Der Dresdner Konsum-Chef Roger Ulke erklärt, dass der neue Globus-Standort annähernd so viel Umsatz machen wird wie der Konsum mit allen Dresdner Märkten zusammen. Dieser liegt bei rund 70 Millionen Euro. Auch flächenmäßig würden 14 Konsum-Märkte in Globus passen. Ulke wundert sich, wie schnell die Planungen für Globus bei der Stadt vorangehen. "Die geplante Eröffnung unseres neuen und rund 400 Quadratmeter großen Marktes auf der Blasewitzer Straße hat sich durch einen seitens der Stadt erwirkten Baustopp über Monate verzögert."
Niemand hätte Angst vor Konkurrenz und Wettbewerb, sagt Edeka-Einzelhändler John Scheller, der unter anderem einen Markt an der Hamburger Straße betreibt. Aber die Dimension und der Standort dieses Konsumtempels seien riesig, außerdem werde innenstadtrelevantes Sortimente angeboten.

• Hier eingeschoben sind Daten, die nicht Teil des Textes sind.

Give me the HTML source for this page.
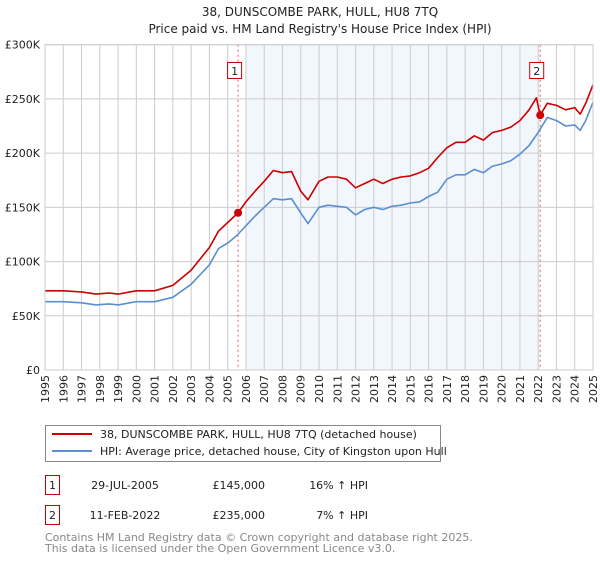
<!DOCTYPE html>
<html><head><meta charset="utf-8"><style>
body{margin:0;background:#fff;font-family:"DejaVu Sans","Liberation Sans",sans-serif;}
svg text{font-family:"DejaVu Sans","Liberation Sans",sans-serif;}
</style></head><body>
<svg id="chart" width="600" height="560" viewBox="0 0 600 560" xmlns="http://www.w3.org/2000/svg">
<text x="320" y="16" text-anchor="middle" font-size="12" fill="#222">38, DUNSCOMBE PARK, HULL, HU8 7TQ</text>
<text x="320" y="33" text-anchor="middle" font-size="12" fill="#222">Price paid vs. HM Land Registry's House Price Index (HPI)</text>
<g id="plot"></g>
<g>
<rect x="45.5" y="425.5" width="395" height="36" fill="#fff" stroke="#888"/>
<line x1="52" y1="434" x2="92" y2="434" stroke="#cc0000" stroke-width="2"/>
<text x="100" y="438" font-size="11" fill="#222">38, DUNSCOMBE PARK, HULL, HU8 7TQ (detached house)</text>
<line x1="52" y1="451" x2="92" y2="451" stroke="#5b8fd0" stroke-width="2"/>
<text x="100" y="455" font-size="11" fill="#222">HPI: Average price, detached house, City of Kingston upon Hull</text>
</g>
<g font-size="11" fill="#222">
<rect x="45.5" y="475.5" width="14" height="19" fill="#fff" stroke="#cc0000"/>
<text x="52.5" y="489" text-anchor="middle">1</text>
<text x="125" y="489" text-anchor="middle">29-JUL-2005</text>
<text x="265" y="489" text-anchor="end">£145,000</text>
<text x="368" y="489" text-anchor="end">16% ↑ HPI</text>
<rect x="45.5" y="505.5" width="14" height="19" fill="#fff" stroke="#cc0000"/>
<text x="52.5" y="519" text-anchor="middle">2</text>
<text x="125" y="519" text-anchor="middle">11-FEB-2022</text>
<text x="265" y="519" text-anchor="end">£235,000</text>
<text x="368" y="519" text-anchor="end">7% ↑ HPI</text>
</g>
<text x="45" y="541" font-size="11" fill="#888">Contains HM Land Registry data © Crown copyright and database right 2025.</text>
<text x="45" y="552" font-size="11" fill="#888">This data is licensed under the Open Government Licence v3.0.</text>
</svg>
<script>
const yTickValues=[0,50,100,150,200,250,300];
const yTickLabels=["£0","£50K","£100K","£150K","£200K","£250K","£300K"];
const years=[1995,1996,1997,1998,1999,2000,2001,2002,2003,2004,2005,2006,2007,2008,2009,2010,2011,2012,2013,2014,2015,2016,2017,2018,2019,2020,2021,2022,2023,2024,2025];
const hpiDates=[1995,1996,1997,1997.8,1998.5,1999,2000,2001,2002,2003,2004,2004.5,2005,2005.5,2006,2006.5,2007,2007.5,2008,2008.5,2009,2009.4,2010,2010.5,2011,2011.5,2012,2012.5,2013,2013.5,2014,2014.5,2015,2015.5,2016,2016.5,2017,2017.5,2018,2018.5,2019,2019.5,2020,2020.5,2021,2021.5,2022,2022.5,2023,2023.5,2024,2024.3,2024.6,2025];
const hpiValues=[63,63,62,60,61,60,63,63,67,79,97,112,117,124,133,142,150,158,157,158,145,135,150,152,151,150,143,148,150,148,151,152,154,155,160,164,176,180,180,185,182,188,190,193,199,207,219,233,230,225,226,221,230,247];
const priceDates=[1995,1996,1997,1997.8,1998.5,1999,2000,2001,2002,2003,2004,2004.5,2005,2005.57,2006,2006.5,2007,2007.5,2008,2008.5,2009,2009.4,2010,2010.5,2011,2011.5,2012,2012.5,2013,2013.5,2014,2014.5,2015,2015.5,2016,2016.5,2017,2017.5,2018,2018.5,2019,2019.5,2020,2020.5,2021,2021.5,2021.9,2022.11,2022.5,2023,2023.5,2024,2024.3,2024.6,2025];
const priceValues=[73,73,72,70,71,70,73,73,78,92,113,128,136,145,155,165,174,184,182,183,165,157,174,178,178,176,168,172,176,172,176,178,179,182,186,196,205,210,210,216,212,219,221,224,230,240,251,235,246,244,240,242,236,246,263];
const saleDates=[2005.57,2022.11];
const saleValues=[145,235];
const saleLabels=["1","2"];
const shadeRange=[2006.0,2022.11];

const X0=45,X1=593,Y0=370,Y1=44.7;
const xs=d=>X0+(d-1995)/30*(X1-X0);
const ys=v=>Y0-v/300*(Y0-Y1);
const NS="http://www.w3.org/2000/svg";
const g=document.getElementById('plot');
function mk(t,a){const e=document.createElementNS(NS,t);for(const k in a)e.setAttribute(k,a[k]);g.appendChild(e);return e;}

let e=mk('rect',{x:xs(shadeRange[0]),y:Y1,width:xs(shadeRange[1])-xs(shadeRange[0]),height:Y0-Y1,fill:'#f2f6fd'});


years.forEach(yr=>{
  const l=mk('line',{x1:xs(yr),x2:xs(yr),y1:Y1,y2:Y0,stroke:'#ccc','stroke-width':1});
  
  
  const t=mk('text',{x:0,y:0,'font-size':11,fill:'#222','text-anchor':'end',transform:`translate(${xs(yr)+4},${Y0+5}) rotate(-90)`});
  t.textContent=yr;
  
  
});
yTickValues.forEach((v,i)=>{
  const l=mk('line',{x1:X0,x2:X1,y1:ys(v),y2:ys(v),stroke:'#ccc','stroke-width':1});
  
  
  const t=mk('text',{x:X0-5,y:ys(v)+4,'font-size':11,fill:'#222','text-anchor':'end'});
  t.textContent=yTickLabels[i];
  
  
});
saleDates.forEach((d,i)=>{
  const l=mk('line',{x1:xs(d),x2:xs(d),y1:Y1,y2:Y0,stroke:'#e06060','stroke-width':1,'stroke-dasharray':'2,3'});
  
  
  const r=mk('rect',{x:xs(d)-10.5,y:62.5,width:14,height:16,fill:'#fff',stroke:'#cc0000'});
  
  
  const t=mk('text',{x:xs(d)-3.5,y:75,'font-size':11,fill:'#222','text-anchor':'middle'});
  t.textContent=saleLabels[i];
  
  
});
function line(ds,vs,color,name){
  const p=mk('polyline',{points:ds.map((d,i)=>xs(d).toFixed(1)+','+ys(vs[i]).toFixed(1)).join(' '),fill:'none',stroke:color,'stroke-width':1.6,'stroke-linejoin':'round'});
  
  
}
line(hpiDates,hpiValues,'#5b8fd0','hpi-line');
line(priceDates,priceValues,'#cc0000','price-line');
saleDates.forEach((d,i)=>{
  const c=mk('circle',{cx:xs(d),cy:ys(saleValues[i]),r:4,fill:'#cc0000'});
  
  
});
const b=mk('rect',{x:X0,y:Y1,width:X1-X0,height:Y0-Y1,fill:'none',stroke:'#ccc'});


</script>
</body></html>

Laut David Tobias hat Globus auf der eigenen Fläche ein Drittel Nicht-Lebensmittel-Produkte, dazu kommen weitere Geschäfte im Warenhaus, sodass der Anteil an innenstadtrelevanten Produkten bei 50 Prozent liegt.
Kampf um Arbeitskräfte dürfte sich verschärfen
Und das in einer Zeit, in der die Konsumausgaben ohnehin sinken. Laut John Scheller sei bereits Kaufzurückhaltung bei den Kunden spürbar, der Konsumklimaindex sei allein im
Oktober um 46 Punkte zurückgegangen. "Der Rückzug des Lidl am Postplatz sowie die Schließung
der Bio Company sind hier nur die ersten Vorboten", schätzt Scheller ein. Es sei zumindest fraglich, ob das Globus-Konzept aus den 90er-Jahren überhaupt noch zeitgemäß sei.

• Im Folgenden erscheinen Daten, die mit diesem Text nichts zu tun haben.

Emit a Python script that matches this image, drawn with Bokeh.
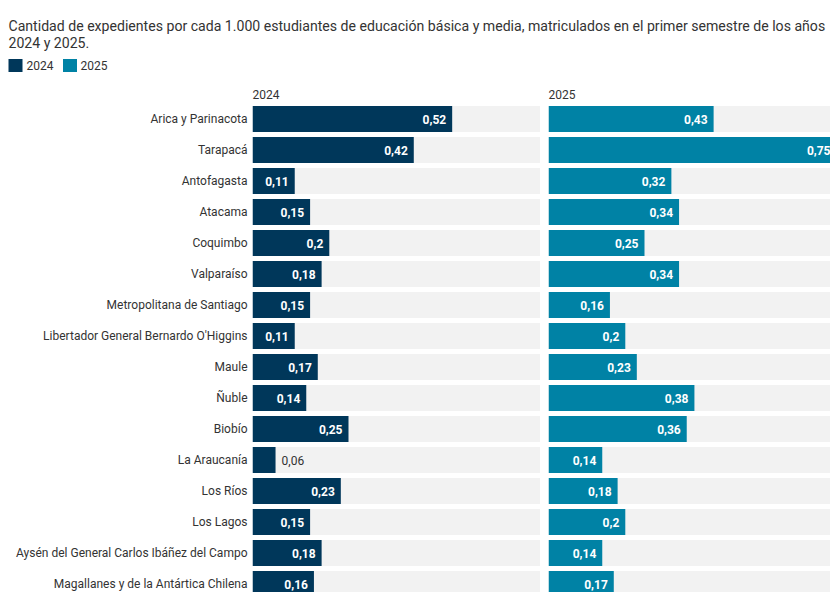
from bokeh.plotting import figure
from bokeh.layouts import column, row
from bokeh.models import Range1d, FixedTicker, ColumnDataSource
from bokeh.core.properties import value
from bokeh.embed import file_html
from bokeh.resources import INLINE

regions = [
    "Arica y Parinacota", "Tarapacá", "Antofagasta", "Atacama", "Coquimbo",
    "Valparaíso", "Metropolitana de Santiago", "Libertador General Bernardo O'Higgins",
    "Maule", "Ñuble", "Biobío", "La Araucanía", "Los Ríos", "Los Lagos",
    "Aysén del General Carlos Ibáñez del Campo", "Magallanes y de la Antártica Chilena",
]
v2024 = [0.52, 0.42, 0.11, 0.15, 0.20, 0.18, 0.15, 0.11, 0.17, 0.14, 0.25, 0.06, 0.23, 0.15, 0.18, 0.16]
v2025 = [0.43, 0.75, 0.32, 0.34, 0.25, 0.34, 0.16, 0.20, 0.23, 0.38, 0.36, 0.14, 0.18, 0.20, 0.14, 0.17]
series = ["2024", "2025"]
colors = ["#00375a", "#0082a5"]
title_lines = [
    "Cantidad de expedientes por cada 1.000 estudiantes de educación básica y media, matriculados en el primer semestre de los años",
    "2024 y 2025.",
]

FONT = value("Roboto")
TXT = "#333333"
TRACK = "#f2f2f2"
PX_PER_UNIT = 384.0
ROW_PX = 31.0
track_max = max(v2024 + v2025)
idx = list(range(len(regions)))
frame_h = 489
y_bottom = -0.5 + frame_h / ROW_PX


def fmt(v):
    s = ("%.2f" % v).rstrip("0").rstrip(".")
    return s.replace(".", ",")


def panel(vals, color, width, left_border, show_axis, frame_w):
    p = figure(width=width, height=frame_h, output_backend="svg", toolbar_location=None,
               x_range=Range1d(0, frame_w / PX_PER_UNIT), y_range=Range1d(y_bottom, -0.5),
               x_axis_location=None, y_axis_location="left" if show_axis else None,
               min_border_left=left_border, min_border_right=0, min_border_top=0,
               min_border_bottom=0)
    p.outline_line_color = None
    p.grid.visible = False
    p.background_fill_color = "white"
    p.border_fill_color = "white"
    src = ColumnDataSource(dict(
        y=idx, v=vals, track=[track_max] * len(vals),
    ))
    p.hbar(y="y", left=0, right="track", height=26 / ROW_PX, source=src,
           fill_color=TRACK, line_color=None)
    p.hbar(y="y", left=0, right="v", height=26 / ROW_PX, source=src,
           fill_color=color, line_color=None)
    inside = [i for i, v in enumerate(vals) if v * PX_PER_UNIT > 32]
    outside = [i for i, v in enumerate(vals) if v * PX_PER_UNIT <= 32]
    if inside:
        p.text(x=[vals[i] for i in inside], y=[i for i in inside],
               text=[fmt(vals[i]) for i in inside], x_offset=-6,
               text_align="right", text_baseline="middle", text_color="white",
               text_font=FONT, text_font_size="12px", text_font_style="bold")
    if outside:
        p.text(x=[vals[i] for i in outside], y=[i for i in outside],
               text=[fmt(vals[i]) for i in outside], x_offset=6,
               text_align="left", text_baseline="middle", text_color=TXT,
               text_font=FONT, text_font_size="12px")
    if show_axis:
        ax = p.yaxis[0]
        ax.ticker = FixedTicker(ticks=idx)
        ax.major_label_overrides = {i: r for i, r in enumerate(regions)}
        ax.axis_line_color = None
        ax.major_tick_line_color = None
        ax.minor_tick_line_color = None
        ax.major_label_standoff = -1
        ax.major_label_text_font = "Roboto"
        ax.major_label_text_font_size = "12px"
        ax.major_label_text_color = TXT
    return p


# header
hdr_h = 103
hdr = figure(width=830, height=hdr_h, output_backend="svg", toolbar_location=None,
             x_range=Range1d(0, 830), y_range=Range1d(hdr_h, 0),
             x_axis_location=None, y_axis_location=None,
             min_border_left=0, min_border_right=0, min_border_top=0, min_border_bottom=0)
hdr.outline_line_color = None
hdr.grid.visible = False
hdr.text(x=[8, 8], y=[25, 42.5], text=title_lines, text_align="left",
         text_baseline="alphabetic", text_color=TXT, text_font=FONT, text_font_size="14.1px")
hdr.rect(x=[15, 69.5], y=[65, 65], width=14, height=13, fill_color=colors, line_color=None)
hdr.text(x=[26, 80], y=[65, 65], text=series, text_align="left", text_baseline="middle",
         text_color=TXT, text_font=FONT, text_font_size="12px")
hdr.text(x=[252, 548], y=[93.5, 93.5], text=series, text_align="left", text_baseline="middle",
         text_color=TXT, text_font=FONT, text_font_size="12px")

p1 = panel(v2024, colors[0], 540, 252, True, 288)
p2 = panel(v2025, colors[1], 290, 8, False, 282)

layout = column(hdr, row(p1, p2, spacing=0), spacing=0)
open("out.html", "w").write(file_html(layout, INLINE))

Mindestens 350 Mitarbeiter wird Globus im neuen Markt nach eigenen Angaben benötigen. Das verschärfe den Konkurrenzkampf um gutes Personal weiter, so die Kritiker. Der Konsum beschäftigt in seinen Wohngebietsstandorten rund 800 Mitarbeiter. "Es ist klar, dass diese Ansiedlung unsere ohnehin angespannte Personalsituation weiter zuspitzen wird und die Nahversorgungssituation konkret bedroht", sagt Konsum-Vorstand Sören Goldemann.
Verkehrsprobleme für die Friedrichstadt befürchtet
Einer, der sowohl in der Friedrichstadt wohnt als dort auch zwei Rewe-Märkte betreibt, ist Stefan Lamke. Auch er gehört zu den Globus-Kritikern. "Die Friedrichstadt ist der lauteste Stadtteil in Dresden und jetzt sollen noch zusätzlich Tausende Fahrzeuge durch die Ansiedlung dazukommen. Unser Viertel braucht diesen Markt zur Nahversorgung nicht."
Lamke sei es mit dem eigenen Markt wichtig gewesen, sich aktiv in den Stadtteil zu integrieren. "Wir sehen uns nicht nur als Einzelhändler, wollen nicht anonym bleiben, sondern bringen uns mit unserem Team aktiv in das Leben in der Friedrichstadt ein." Nicht nachvollziehbar sei für ihn, weshalb die Stadträte genau diesen Markt am Alten Leipziger Bahnhof - auch wegen der Verkehrsbelastung - abgelehnt haben, er in der Friedrichstadt aber nun gewollt sei. "Ist die Friedrichstadt weniger Wert als die Neustadt?"
Globus wollte zunächst am Alten Leipziger Bahnhof bauen, doch dort soll nach dem Willen der Mehrheit des Stadtrates ein Quartier mit Wohnungen und Flächen für Kreative entstehen. Die Stadt hat lange nach einem Alternativgrundstück gesucht und das Areal in der Friedrichstadt gefunden, das aber Gewerbegebiet ist. Im September hat der Bauausschuss der Aufstellung eines Bebauungsplanes zugestimmt und damit den Startschuss für vertiefte Planungen gegeben.